### MATERIAL SUPPLIED
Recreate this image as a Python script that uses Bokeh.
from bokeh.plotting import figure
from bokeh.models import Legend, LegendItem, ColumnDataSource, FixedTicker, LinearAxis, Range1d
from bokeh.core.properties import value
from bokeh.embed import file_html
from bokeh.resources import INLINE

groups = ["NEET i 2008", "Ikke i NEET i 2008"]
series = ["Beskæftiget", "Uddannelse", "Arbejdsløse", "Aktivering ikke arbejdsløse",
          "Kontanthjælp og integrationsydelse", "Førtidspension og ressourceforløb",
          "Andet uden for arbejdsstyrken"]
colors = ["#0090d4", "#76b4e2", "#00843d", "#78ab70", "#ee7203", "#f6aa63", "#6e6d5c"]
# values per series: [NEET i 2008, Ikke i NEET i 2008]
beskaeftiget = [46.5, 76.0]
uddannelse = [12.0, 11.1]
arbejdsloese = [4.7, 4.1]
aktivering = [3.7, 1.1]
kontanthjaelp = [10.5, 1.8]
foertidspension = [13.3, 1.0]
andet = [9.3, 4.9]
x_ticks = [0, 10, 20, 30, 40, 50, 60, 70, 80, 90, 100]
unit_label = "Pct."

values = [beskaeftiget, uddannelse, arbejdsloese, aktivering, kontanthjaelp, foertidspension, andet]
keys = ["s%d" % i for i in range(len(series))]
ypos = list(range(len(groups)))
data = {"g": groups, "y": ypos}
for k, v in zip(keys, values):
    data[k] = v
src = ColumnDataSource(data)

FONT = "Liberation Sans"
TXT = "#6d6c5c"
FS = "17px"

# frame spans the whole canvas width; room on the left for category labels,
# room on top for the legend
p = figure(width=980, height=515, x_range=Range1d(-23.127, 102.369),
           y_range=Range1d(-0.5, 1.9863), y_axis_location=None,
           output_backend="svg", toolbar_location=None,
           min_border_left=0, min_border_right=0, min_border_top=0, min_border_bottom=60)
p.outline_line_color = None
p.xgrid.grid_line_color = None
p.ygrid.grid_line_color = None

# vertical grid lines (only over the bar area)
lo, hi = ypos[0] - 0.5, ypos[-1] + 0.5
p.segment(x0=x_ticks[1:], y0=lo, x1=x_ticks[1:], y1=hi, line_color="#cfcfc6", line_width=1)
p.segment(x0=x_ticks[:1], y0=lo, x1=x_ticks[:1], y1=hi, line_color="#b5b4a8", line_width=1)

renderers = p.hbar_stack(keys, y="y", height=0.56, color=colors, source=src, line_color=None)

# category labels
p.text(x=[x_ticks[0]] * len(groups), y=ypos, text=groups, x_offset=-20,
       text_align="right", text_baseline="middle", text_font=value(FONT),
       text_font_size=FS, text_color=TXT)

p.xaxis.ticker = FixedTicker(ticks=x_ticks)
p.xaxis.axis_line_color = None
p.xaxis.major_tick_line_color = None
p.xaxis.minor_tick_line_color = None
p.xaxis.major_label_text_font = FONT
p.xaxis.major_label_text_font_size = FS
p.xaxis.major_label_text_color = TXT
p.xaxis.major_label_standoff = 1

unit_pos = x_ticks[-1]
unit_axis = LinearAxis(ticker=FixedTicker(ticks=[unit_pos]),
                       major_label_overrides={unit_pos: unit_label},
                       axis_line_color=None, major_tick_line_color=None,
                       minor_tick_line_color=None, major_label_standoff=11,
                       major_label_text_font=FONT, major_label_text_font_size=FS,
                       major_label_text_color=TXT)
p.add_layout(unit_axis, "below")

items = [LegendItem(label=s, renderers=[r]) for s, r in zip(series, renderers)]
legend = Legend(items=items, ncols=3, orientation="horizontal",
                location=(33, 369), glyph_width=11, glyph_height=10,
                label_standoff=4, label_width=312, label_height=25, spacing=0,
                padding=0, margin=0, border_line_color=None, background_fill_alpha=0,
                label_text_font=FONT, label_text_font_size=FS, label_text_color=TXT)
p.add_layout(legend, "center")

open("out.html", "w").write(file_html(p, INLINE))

...

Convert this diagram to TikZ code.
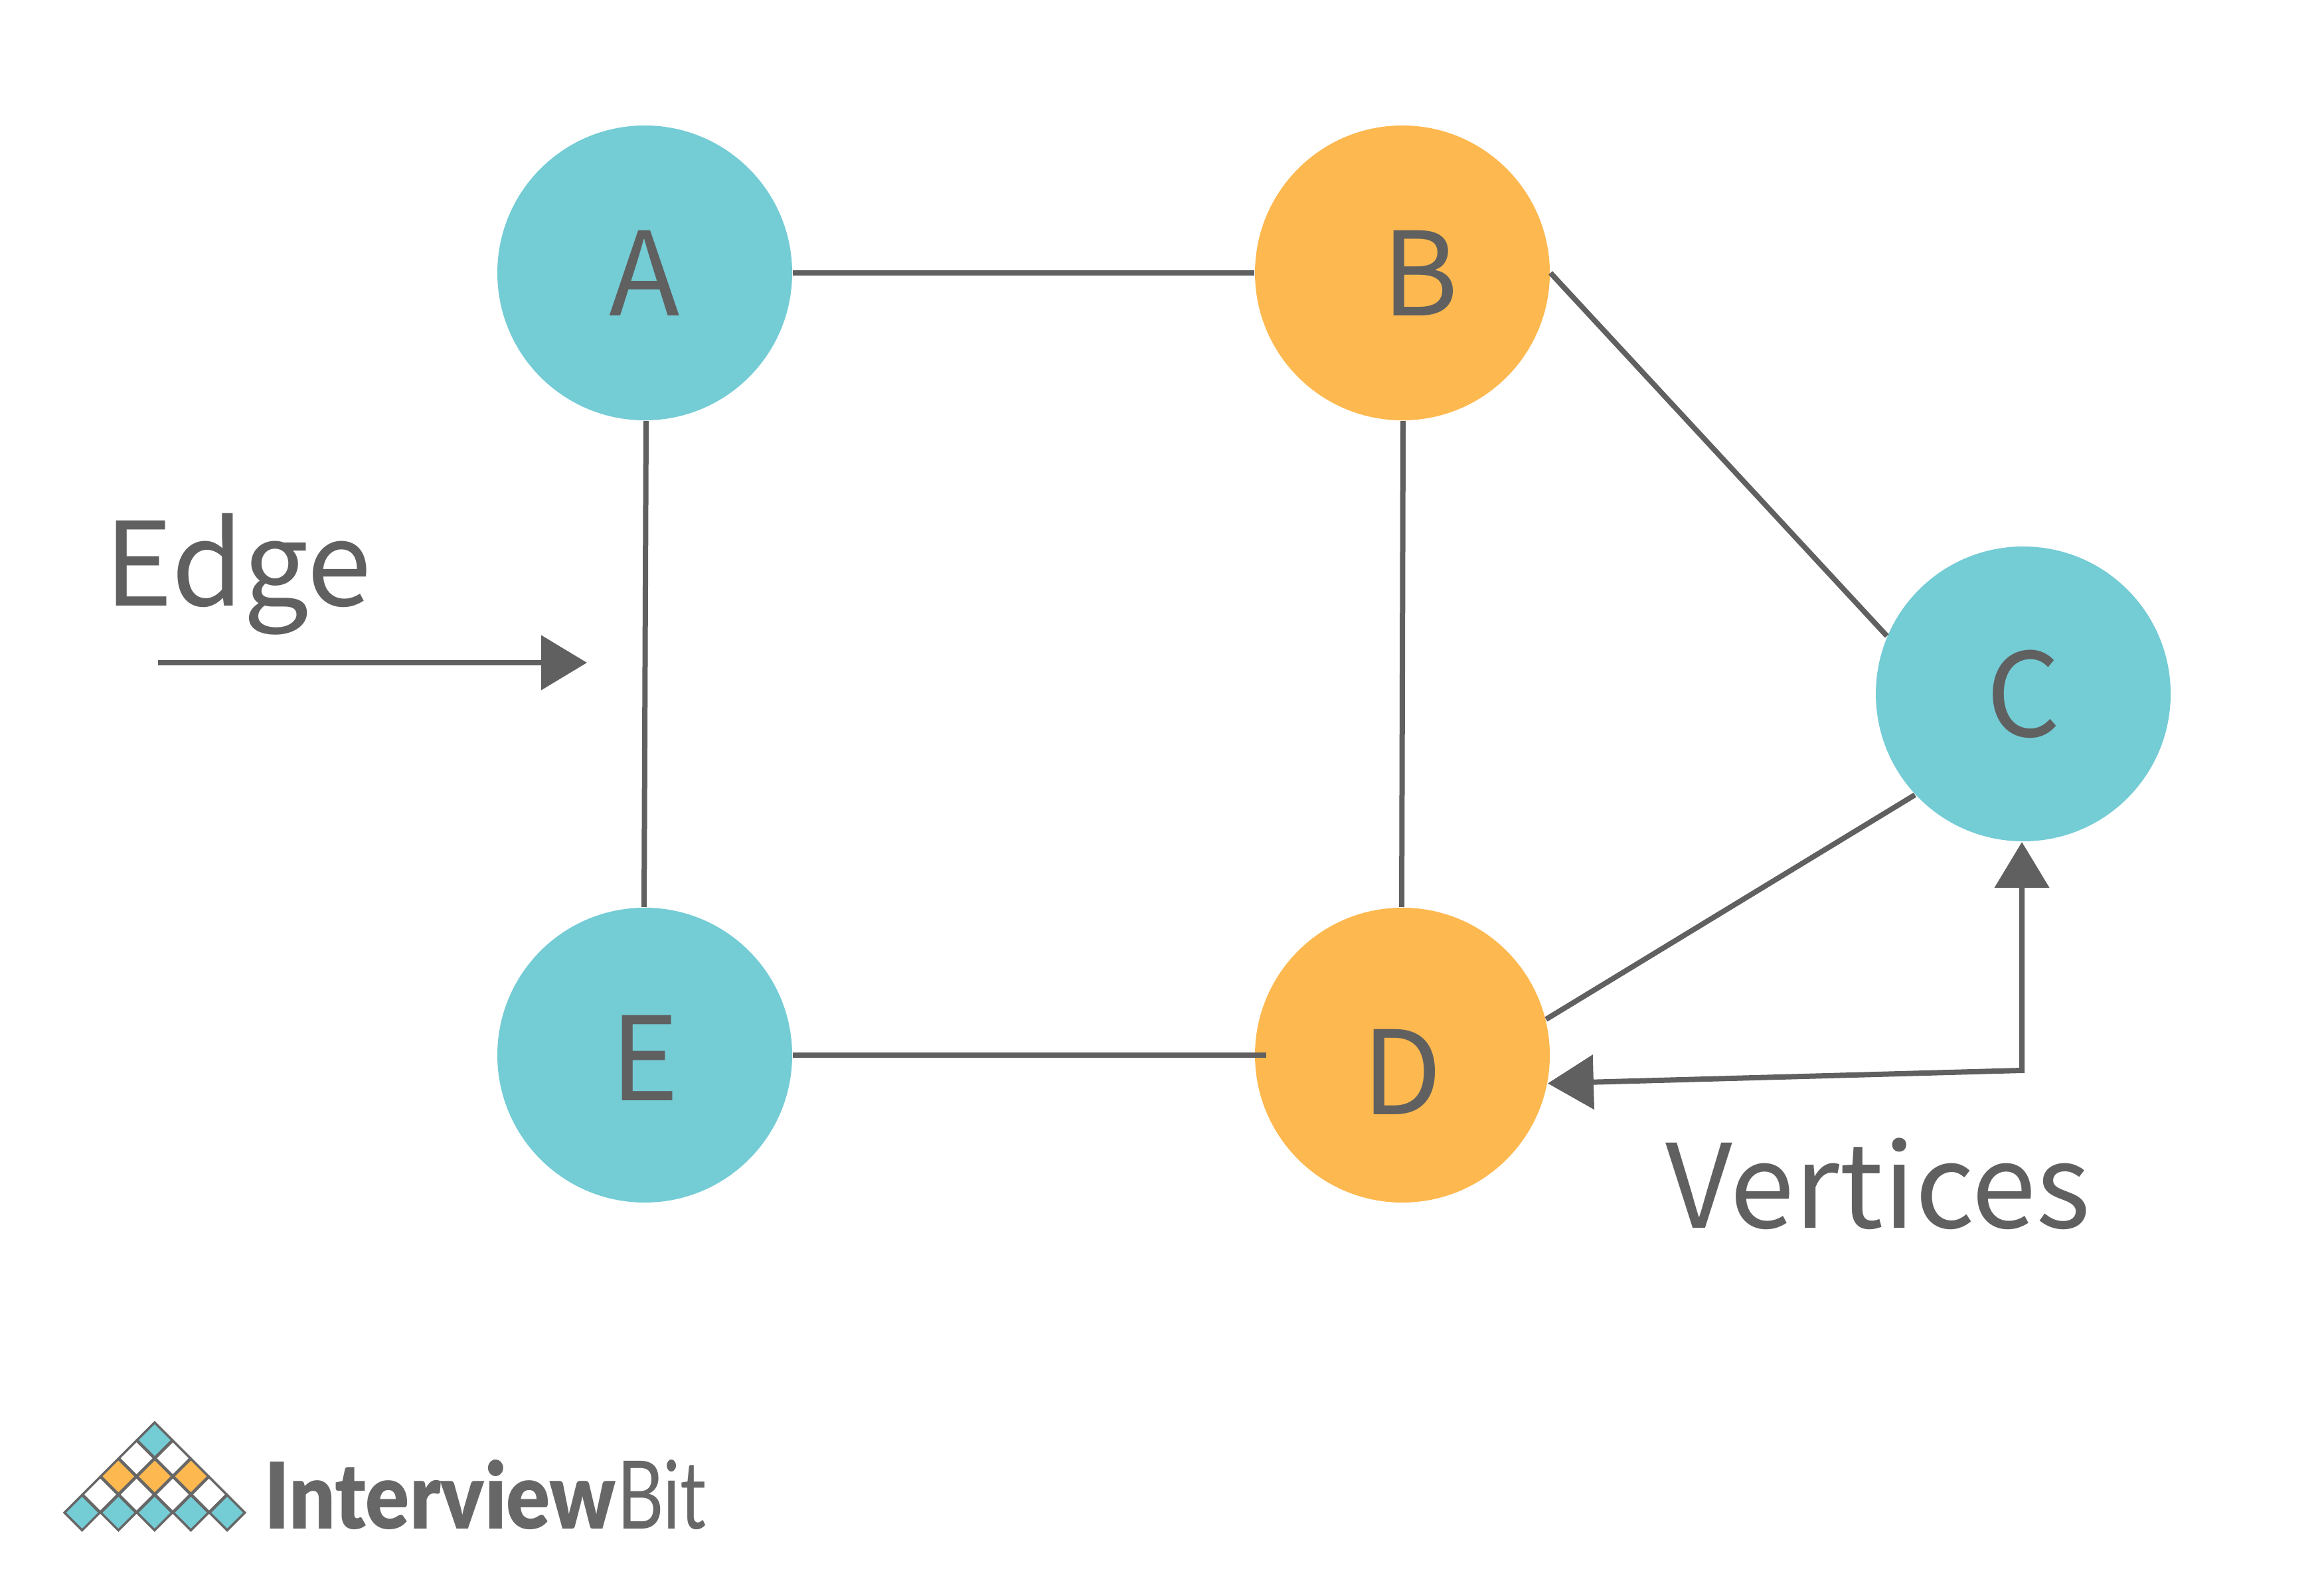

### WHAT NEEDS TO BE DONE
Collect each line containing the string "this".

### RESPONSE
Recreate this image as a Python script that uses Bokeh.
Convert this diagram to TikZ code.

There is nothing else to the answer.